With Bernanke having made a case for further easing, it is now time to pay attention to the data … not least because the data will have framed Bernanke’s thinking.
The big news was from the PCE deflator. In headline terms, inflation has collapsed. In annualised terms, the July pace of inflation was ~0.1%y/y, and the core (ex food and fuel) measure was ~0.3%y/y (that is, if we had a year of months just like July, headline inflation would be 0.1%y/y, and core inflation ~0.3%y/y).
I regard the best measure of inflation as the 6mma of the trimmed mean PCE delator. The monthly trimmed mean PCE was 0.9%y/y (SAAR), taking the 6mma AR down 30bps to 1.5%y/y.

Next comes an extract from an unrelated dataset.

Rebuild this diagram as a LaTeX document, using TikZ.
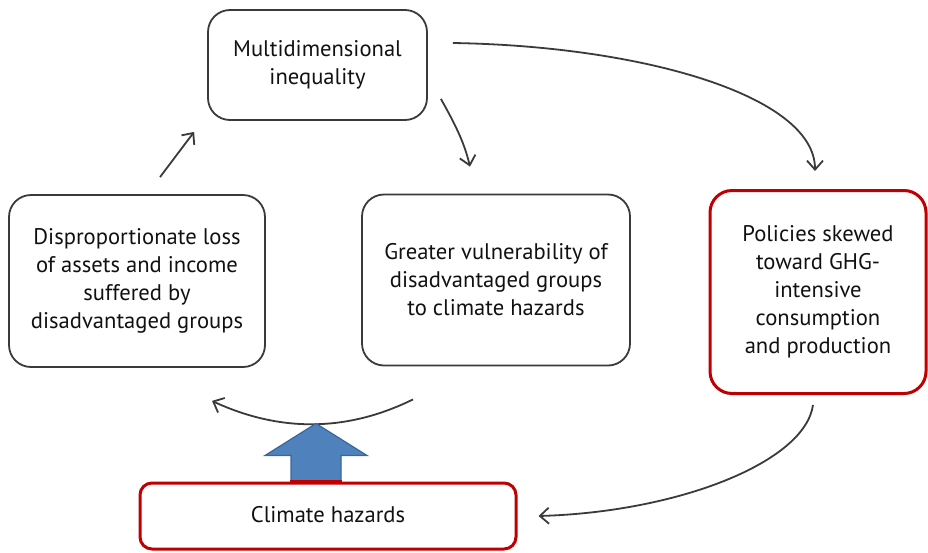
\documentclass[tikz,border=0pt]{standalone}
\usepackage{fontspec}
\setmainfont{PT Sans}
\usetikzlibrary{arrows.meta}
\definecolor{boxred}{HTML}{C00000}
\definecolor{linegray}{HTML}{3A3A3A}
\definecolor{txt}{HTML}{111111}
\definecolor{blueA}{HTML}{4F81BD}
\definecolor{blueB}{HTML}{3A679B}
\tikzset{
  boxtxt/.style={font=\fontsize{22.6}{28}\selectfont, text=txt, align=center},
  blackbox/.style={boxtxt, draw=linegray, line width=1.8pt, rounded corners=22pt, inner sep=0pt},
  redbox/.style={boxtxt, draw=boxred, line width=3pt, rounded corners=22pt, inner sep=0pt},
  conn/.style={draw=linegray, line width=1.8pt, -{Straight Barb[length=9pt,width=16pt,line width=1.8pt]}}
}
\begin{document}
\begin{tikzpicture}[x=1pt,y=-1pt]
\useasboundingbox (0,0) rectangle (928,552);
\node[blackbox, minimum width=219pt, minimum height=110pt] (top) at (317.5,65) {Multidimensional\\inequality};
\node[blackbox, minimum width=256pt, minimum height=172pt] (disp) at (137,281) {Disproportionate loss\\of assets and income\\suffered by\\disadvantaged groups};
\node[blackbox, minimum width=268pt, minimum height=171pt] (vuln) at (496,280) {Greater vulnerability of\\disadvantaged groups\\to climate hazards};
\node[redbox, minimum width=216pt, minimum height=203pt] (pol) at (818,292) {Policies skewed\\toward GHG-\\intensive\\consumption\\and production};
\node[redbox, rounded corners=12pt, minimum width=376pt, minimum height=66pt] (clim) at (328,516) {\raisebox{4pt}{Climate hazards}};

% arrows
\draw[conn] ([shift={(23,-17)}]disp.north) -- ([shift={(-13,11)}]top.south west);
\draw[conn] ([shift={(13,-22)}]top.south east) .. controls +(14,25) and +(-6,-25) .. ([shift={(-26,-27)}]vuln.north);
\draw[conn] ([shift={(25,-22)}]top.east) .. controls +(190,3) and +(0,-75) .. ([shift={(-3,-18)}]pol.north);
\draw[conn] ([shift={(-5,10)}]pol.south) .. controls +(-8,57) and +(140,-4) .. ([shift={(21,0)}]clim.east);
\draw[conn] ([shift={(-83,33)}]vuln.south) .. controls +(-67,33) and +(67,31) .. ([shift={(75,33)}]disp.south);

% big blue arrow
\coordinate (b) at ([xshift=-12pt]clim.north);
\draw[fill=blueA, draw=blueB, line width=1.2pt, line join=miter]
  ([shift={(-25,0)}]b) -- ([shift={(-25,-26)}]b) -- ([shift={(-51,-26)}]b) -- ([shift={(0,-58)}]b)
  -- ([shift={(51,-26)}]b) -- ([shift={(25,-26)}]b) -- ([shift={(25,0)}]b) -- cycle;
\draw[boxred, line width=3pt] ([shift={(-26,0)}]b) -- ([shift={(26,0)}]b);
\end{tikzpicture}
\end{document}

With a third of the global economy already in recession, US growth sub-trend, and unemployment rising, it’s hard to see inflation accelerating.
I see rising deflation risks – and suspect that the Fed shares this assessment.
The high unemployment rate alone makes the case for further action, and the modest pace of inflation leaves plenty of scope to act … but in the absence of further action, I suspect that rising deflation risks would make their own case toward the end of 2012.